Here’s how I structured it:

  • Backend pipeline (CodePipeline) → deploys infrastructure + creates Amplify app referencing frontend repo.
  • Frontend repo → contains buildspec.yml + standalone Next.js config.
  • Amplify → automatically builds and deploys on commit.

This way, backend and frontend stay decoupled as microservices, but still integrate in the pipeline.

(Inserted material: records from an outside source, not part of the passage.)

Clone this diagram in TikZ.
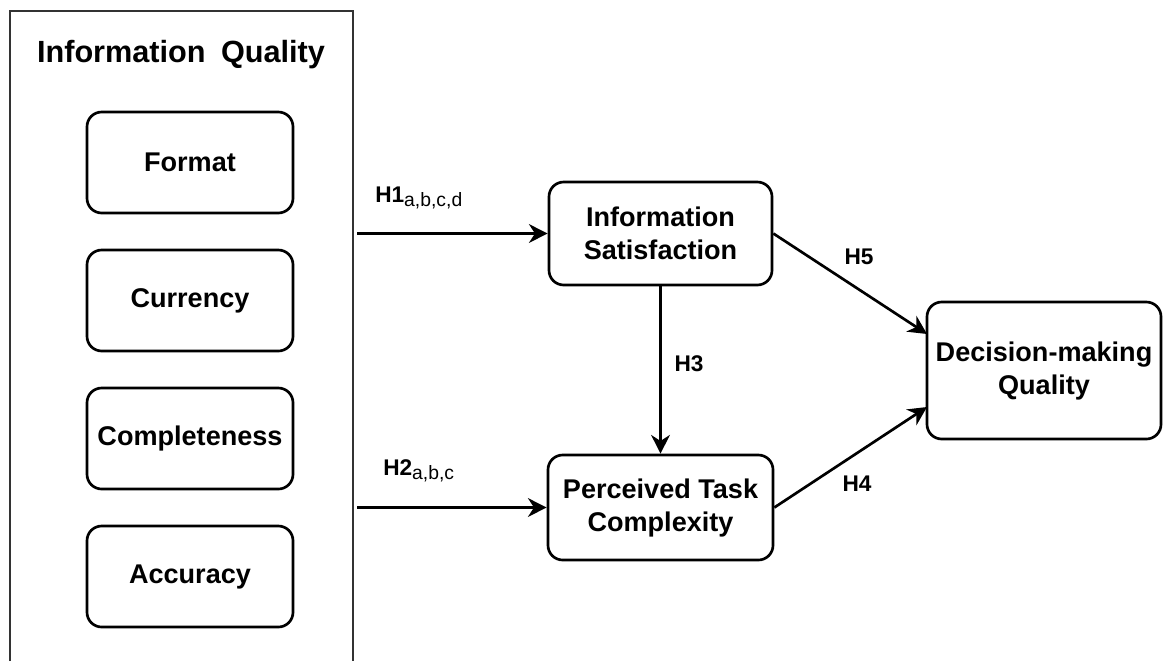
\documentclass[tikz,border=0pt]{standalone}
\usepackage{fontspec}
\setmainfont{Liberation Sans}
\usetikzlibrary{arrows.meta}
\begin{document}
\begin{tikzpicture}[x=0.75pt,y=-0.75pt,
  box/.style={draw, line width=2pt, rounded corners=11pt, align=center,
    font=\fontsize{20.3}{24.75}\selectfont\bfseries, inner sep=0pt},
  leftbox/.style={box, minimum width=154.5pt, minimum height=75.75pt},
  hlab/.style={font=\fontsize{17}{20}\selectfont\bfseries, inner sep=0pt},
  titlelab/.style={font=\fontsize{23}{26}\selectfont\bfseries, inner sep=0pt},
  arr/.style={line width=2pt, -{Stealth[length=14pt,width=14pt,inset=4.5pt]}}]
\useasboundingbox (0,0) rectangle (1163,661);
% outer container (open at the bottom)
\draw[line width=1.1pt, draw=black!80] (10,661) -- (10,11) -- (353,11) -- (353,661);
\node[titlelab, anchor=base] (title) at (181,62) {Information\hspace{0.5em}Quality};
% left boxes
\node[leftbox] (fmt) at (190,162.5) {Format};
\node[leftbox] (cur) at (190,300.5) {Currency};
\node[leftbox] (com) at (190,438.5) {Completeness};
\node[leftbox] (acc) at (190,576.5) {Accuracy};
% right boxes
\node[box, minimum width=167.25pt, minimum height=77.25pt] (is) at (660.5,233.5) {Information\\Satisfaction};
\node[box, minimum width=168.75pt, minimum height=78.75pt] (ptc) at (660.5,507.5) {Perceived Task\\Complexity};
\node[box, minimum width=175.5pt, minimum height=102.75pt] (dmq) at (1044,370.5) {Decision-making\\Quality};
% connectors
\coordinate (h1s) at (357,233.5);
\coordinate (h2s) at (357,507.5);
\coordinate (d5) at (927,334);
\coordinate (d4) at (927,407);
\draw[arr] (h1s) -- (is.west);
\draw[arr] (h2s) -- (ptc.west);
\draw[arr] (is.south) -- (ptc.north);
\draw[arr] (is.east) -- (d5);
\draw[arr] (ptc.east) -- (d4);
% labels
\node[hlab, anchor=base west] (l1) at (375,202) {H1\raisebox{-3pt}{\fontsize{14.5}{15}\selectfont\mdseries a,b,c,d}};
\node[hlab, anchor=base west] (l2) at (383,475) {H2\raisebox{-3pt}{\fontsize{14.5}{15}\selectfont\mdseries a,b,c}};
\node[hlab] (l3) at (689,363.5) {H3};
\node[hlab] (l5) at (859,256.5) {H5};
\node[hlab] (l4) at (857,484) {H4};
\end{tikzpicture}
\end{document}
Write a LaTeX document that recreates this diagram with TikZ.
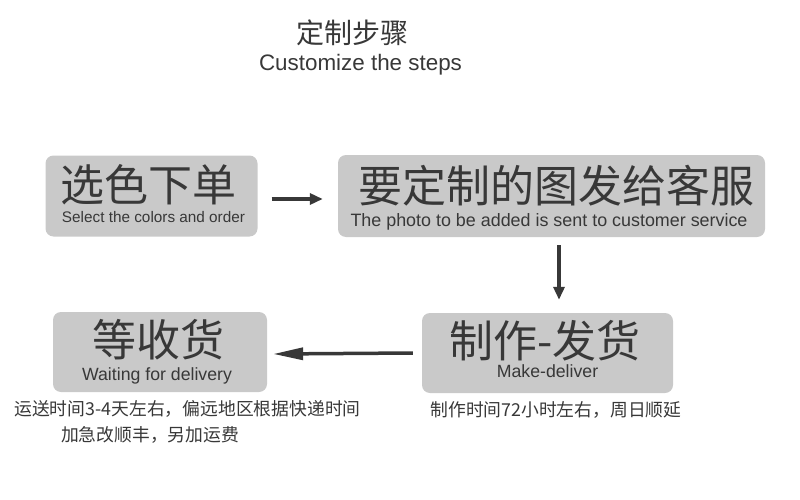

🌟 Lessons from My First Microservice Deployment

  1. Don’t force static exports on dynamic apps — it breaks SSR and APIs.
  2. Standalone mode is the right fit for Amplify + Next.js microservices.
  3. Keep backend and frontend pipelines separate — but connect them smartly through IaC.
  4. The right deployment strategy saves you from debugging chaos later.

✨ Final Thought

This was my first microservice deployment where I connected backend and frontend pipelines. I was confused, tried the wrong approach, but eventually found the right strategy.

Now, the pipeline runs smooth: backend infra deploys, Amplify auto-builds the frontend, and Dev/Prod stages are stable.

Looking back, I realize the real win wasn’t just hosting the app it was learning how to design a deployment strategy that connects services the right way.